Since I finished my degree in April, I have been looking for work. The search has been slow but hopefully soon I will be making the big bucks. To fill my spare time I decided to do something with the mounds of electronics and such sitting in my room. First is to build a robot using stepper motors.

The stepper motors were purchased at a local auction house. They took apart old hard drives and printers and such selling the parts separately. You can usually barter and get a good deal, the ones being used in this circuit cost about $3 each. These particular motors are unipolar steppers. You can usually tell by the number of wires coming out. This one has 6 wires coming out of it: 2 green, 1 blue, 1 yellow, 1 red, and 1 white. In a 4 phase unipolar motor There are 2 coils which are center tapped and have a wire for each of phases. If the wire colours are random or if there were only 5 wires, then you would have to use an ohmmeter to distinguish between the phases and center tap. Fortunately for me 2 of the wires were the same colour, so they must be the center taps. Another plus was the wires were grouped in threes.

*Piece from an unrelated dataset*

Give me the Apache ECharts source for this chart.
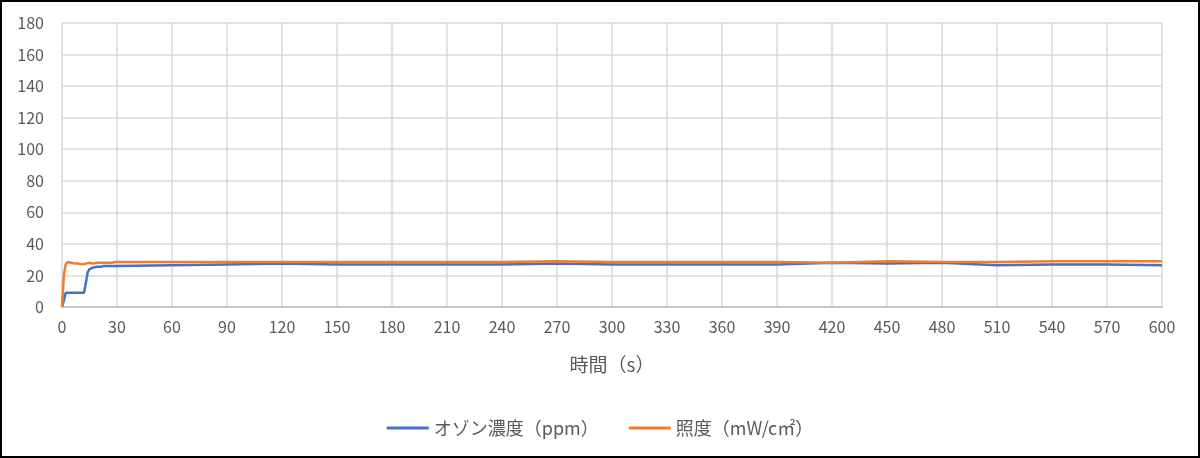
<!DOCTYPE html>
<html>
<head>
<meta charset="utf-8">
<script src="https://cdn.jsdelivr.net/npm/echarts@6/dist/echarts.min.js"></script>
<style>
html,body{margin:0;padding:0;background:#fff;}
#wrap{width:1200px;height:458px;box-sizing:border-box;border:2px solid #000;position:relative;}
#chart{position:absolute;left:-2px;top:-2px;width:1200px;height:458px;}
</style>
</head>
<body>
<div id="wrap"><div id="chart"></div></div>
<script>
const times = [0,1,2,3,4,5,6,7,8,9,10,11,12,13,14,15,16,17,18,19,20,21,22,23,24,25,26,27,28,29,30,60,90,120,150,180,210,240,270,300,330,360,390,420,450,480,510,540,570,600];
const ozone = [0,4,9,9,9,9,9,9,9,9,9,9,9,15,22,24,25,25,25.5,25.5,26,25.5,26,26,26.5,26,25.5,26,26,26,26,26.5,27,27.5,27,27,27,27,27.5,27,27,27,27,28,27.5,28,26.5,27,27,26.5];
const illum = [0,20,27,28.5,28,28,28,27.5,28,27.5,27.5,27,27,27.5,27.5,28,28,27.5,28,28,27.5,28,28.5,28,28.5,28,28.5,28,28.5,28.5,28.5,28.5,28.5,28.5,28.5,28.5,28.5,28.5,29,28.5,28.5,28.5,28.5,28,29,28.5,28.5,29,29,29];
const seriesNames = ['オゾン濃度（ppm）','照度（mW/c㎡）'];
const xTicks = {min:0,max:600,interval:30};
const yTicks = {min:0,max:180,interval:20};

const chart = echarts.init(document.getElementById('chart'));
const font = '"Noto Sans CJK JP","Noto Sans",sans-serif';
chart.setOption({
  animation:false,
  textStyle:{fontFamily:font},
  grid:{left:62,right:38,top:23,bottom:151,containLabel:false},
  legend:{
    top:414,left:'center',itemWidth:42,itemHeight:3,itemGap:30,
    icon:'rect',
    textStyle:{color:'#595959',fontSize:18,fontFamily:font},
    data:seriesNames
  },
  xAxis:{
    type:'value',min:xTicks.min,max:xTicks.max,interval:xTicks.interval,
    name:'時間（s）',nameLocation:'middle',nameGap:48,
    nameTextStyle:{color:'#595959',fontSize:19,fontFamily:font},
    axisLine:{lineStyle:{color:'#bfbfbf',width:1.5}},
    axisTick:{show:false},
    axisLabel:{color:'#595959',fontSize:16,margin:12,fontFamily:font},
    splitLine:{show:true,lineStyle:{color:'#d9d9d9',width:1.5}}
  },
  yAxis:{
    type:'value',min:yTicks.min,max:yTicks.max,interval:yTicks.interval,
    axisLine:{show:false},axisTick:{show:false},
    axisLabel:{color:'#595959',fontSize:16,margin:18,fontFamily:font},
    splitLine:{show:true,lineStyle:{color:'#d9d9d9',width:1.5}}
  },
  series:[
    {name:seriesNames[0],type:'line',showSymbol:false,symbol:'none',
     lineStyle:{color:'#4472c4',width:2.5},itemStyle:{color:'#4472c4'},
     data:times.map((t,i)=>[t,ozone[i]])},
    {name:seriesNames[1],type:'line',showSymbol:false,symbol:'none',
     lineStyle:{color:'#ed7d31',width:2.5},itemStyle:{color:'#ed7d31'},
     data:times.map((t,i)=>[t,illum[i]])}
  ]
});
</script>
</body>
</html>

There is a lot of online literature about stepper motors and controlling them. A Google search turned up the circuit below. It uses a PIC microcontroller to sequence the steps, TIP120 Darlington pairs for the switching circuitry, and a 4050 hex buffer for logic levels and circuit protection.

Stepper Motor Controller circuit

For the first circuit I used a PIC 16F628A to test the stepper motor and find out how fast I could get it going. Just a note to people who have built or want to build the LVP, I had problems with trying to get the internal oscillator working. It might be a quirk with how this paricular chip works or a problem with how the configuration bits are being set with the programming software. But for the test circuit I used a 4 MHz crystal. A stepper motor works by pulsing each phase in a certain sequence. The delay between pauses determines how fast the shaft rotates. Beginning at a 50 ms delay I was able to get it down to 3 ms for this particular motor.

Doing some some quick calculations:

On the motor it states that each step is 7.5 degrees per step, so that makes 48 steps for one full revolution.
4 phases/step x 3 ms/phase x 48 steps/revolution = 576 ms/revolution
Converting to revolutions/second we get roughly 1.736
1.736 revolutions/second x 60 seconds/minute = 104.16 RPM, not a bad speed.

The motors are rated for 24 V, But I am running them at 13V because that is all I had available.

Source code

Compiled hex file
 



This second circuit is made with a 16F877A PIC micro. It runs 2 steppers with controls for direction and stopping. The 877A has more I/O pins than the 628A. I can add another motor, buttons and LEDS without having to worry about running out of pins. Be sure to set the ADCON1 register for any PIC that has ADC, it is good practice and usually saves you from lots of headaches. If you notice in the video the stop button for the motors does not toggle the motor on and off. I had some debouncing issues with the inputs so for now I just stopped the motor when the button is pushed and the motor will continue in the direction it was going in before when the button is released.

The motors are set up to be independantly controlled. Both motors are being run off the same supply of 13 V. I haven't checked the current draw yet, but since there is no smoke yet I'm sure it should be fine. As a final note it is always easier to change the software/firmware than the hardware. If you have build this circuit and notice that your stepper motor is not stepping correctly, just go into the code and change the stepping sequence instead of pulling wires. Most often when you start messing with the circuit you forget where certain things go.